This wheel that sits above our heads: the Zodiac of stars and signs that – just a few thousand years ago were studied, named, and made sense of – works beautifully, doesn’t it?
The one true and original version of our ‘sky mirror’ that faultlessly reflects our own grand and tiny stories back at us. And because of that, our collective consciousness holds it together even more tightly, making it even more real.
I don’t doubt the ‘realness’ of it for a moment.
But I also love to hear of older times when perceptions of the skies were different. This doesn’t make the ancient versions wrong and our version right… or our Zodiac wrong and those other ones right.
No one needs to be right.
That’s not a place that exists.
It’s more a sense of stories changing, evolving, and satisfying the need that humans have always had, to see meaning in our world and beyond.
According to Barbara G Walker in one of my *favourite!* books in the world: the Woman’s Dictionary of Symbols and Sacred Objects, in the Akkadian Empire (this was the first ancient empire of Mesopotamia, and united together the Assyrians, Babylonians and Sumerians) the zodiac was known as Innum: the Furrow of Heaven.
And the Furrow of Heaven was ploughed by the heavenly bull (the God El) as he travelled, slowly through the year.
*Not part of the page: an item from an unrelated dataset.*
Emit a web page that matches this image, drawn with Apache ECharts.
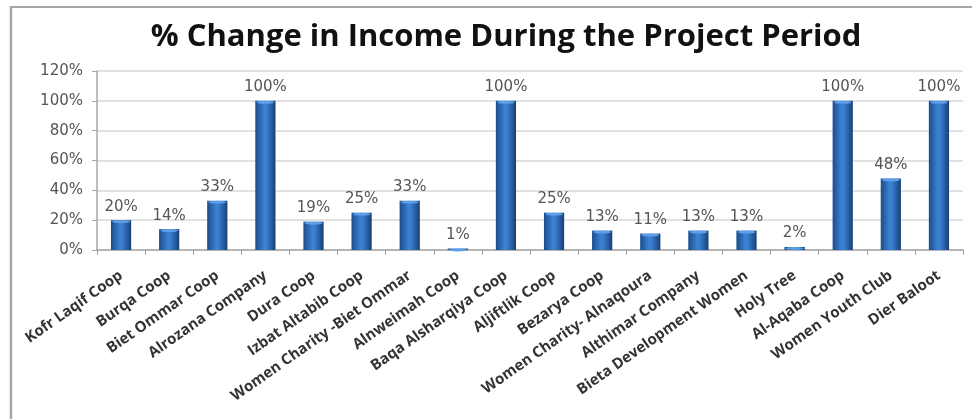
<!DOCTYPE html>
<html>
<head>
<meta charset="utf-8">
<script src="https://cdn.jsdelivr.net/npm/echarts@6/dist/echarts.min.js"></script>
<style>
html,body{margin:0;padding:0;background:#fff;}
#c{width:972px;height:419px;}
</style>
</head>
<body>
<div id="c"></div>
<script>
const titleText = '% Change in Income During the Project Period';
const categories = [
  'Kofr Laqif Coop', 'Burqa Coop', 'Biet Ommar Coop', 'Alrozana Company',
  'Dura Coop', 'Izbat Altabib Coop', 'Women Charity -Biet Ommar', 'Alnweimah Coop',
  'Baqa Alsharqiya Coop', 'Aljiftlik Coop', 'Bezarya Coop', 'Women Charity- Alnaqoura',
  'Althimar Company', 'Bieta Development Women', 'Holy Tree', 'Al-Aqaba Coop',
  'Women Youth Club', 'Dier Baloot'
];
const values = [20, 14, 33, 100, 19, 25, 33, 1, 100, 25, 13, 11, 13, 13, 2, 100, 48, 100];
const yTicks = { min: 0, max: 120, interval: 20 };

const chart = echarts.init(document.getElementById('c'), null, { renderer: 'canvas' });
const barGrad = new echarts.graphic.LinearGradient(0, 0, 1, 0, [
  { offset: 0, color: '#1b4c8a' },
  { offset: 0.45, color: '#3d82d4' },
  { offset: 0.6, color: '#3679c9' },
  { offset: 1, color: '#183f75' }
]);
chart.setOption({
  animation: false,
  backgroundColor: '#fff',
  graphic: [
    { type: 'line', shape: { x1: 10, y1: 7, x2: 972, y2: 7 }, style: { stroke: '#a6a6a6', lineWidth: 2 } },
    { type: 'line', shape: { x1: 11, y1: 6, x2: 11, y2: 419 }, style: { stroke: '#a6a6a6', lineWidth: 2.5 } }
  ],
  title: {
    text: titleText,
    left: 501, top: 17, textAlign: 'center',
    textStyle: { fontFamily: 'Open Sans', fontWeight: 'bold', fontSize: 31, color: '#111' }
  },
  grid: { left: 97, right: 9, top: 71, bottom: 169, containLabel: false },
  xAxis: {
    type: 'category',
    data: categories,
    axisLine: { lineStyle: { color: '#a6a6a6', width: 1.5 } },
    axisTick: { show: true, alignWithLabel: false, length: 5, lineStyle: { color: '#a6a6a6' } },
    axisLabel: {
      interval: 0, rotate: 35, margin: 24,
      fontFamily: 'Open Sans', fontWeight: 'bold', fontSize: 15, color: '#333'
    }
  },
  yAxis: {
    type: 'value',
    min: yTicks.min, max: yTicks.max, interval: yTicks.interval,
    axisLine: { show: true, lineStyle: { color: '#a6a6a6', width: 1.5 } },
    axisTick: { show: true, length: 5, inside: false, lineStyle: { color: '#a6a6a6' } },
    splitLine: { lineStyle: { color: '#d9d9d9', width: 1.5 } },
    axisLabel: {
      formatter: '{value}%', margin: 14,
      fontFamily: 'DejaVu Sans', fontSize: 15, color: '#555'
    }
  },
  series: [
    {
      type: 'bar',
      data: values,
      barWidth: '42%',
      itemStyle: { color: barGrad },
      label: {
        show: true, position: 'top', distance: 6,
        formatter: '{c}%',
        fontFamily: 'DejaVu Sans', fontSize: 15, color: '#555'
      },
      z: 2
    },
    {
      type: 'pictorialBar',
      data: values,
      symbol: 'circle',
      symbolSize: [18, 3],
      symbolPosition: 'end',
      symbolOffset: [0, 0],
      itemStyle: { color: '#5c9ee8' },
      z: 3,
      silent: true
    }
  ]
});
</script>
</body>
</html>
Isn’t that the most *divine* image of the Zodiac?!
This sign of the sacred bull, is where our Moon sits in Taurus, all these thousands of years later.
It feels to me like it has roots in a very ancient place.
And whilst the Akkan bull god was masculine, there is femininity here.
Something fertile and unceasing. An endless turning of the rich soil and the Earth that is the same earth now, as it was then.
Mama Gaia.
Mother Earth.
Still with us, holding us, as we gaze up to old Father Sky above.
We are all part of this very old and changing story too.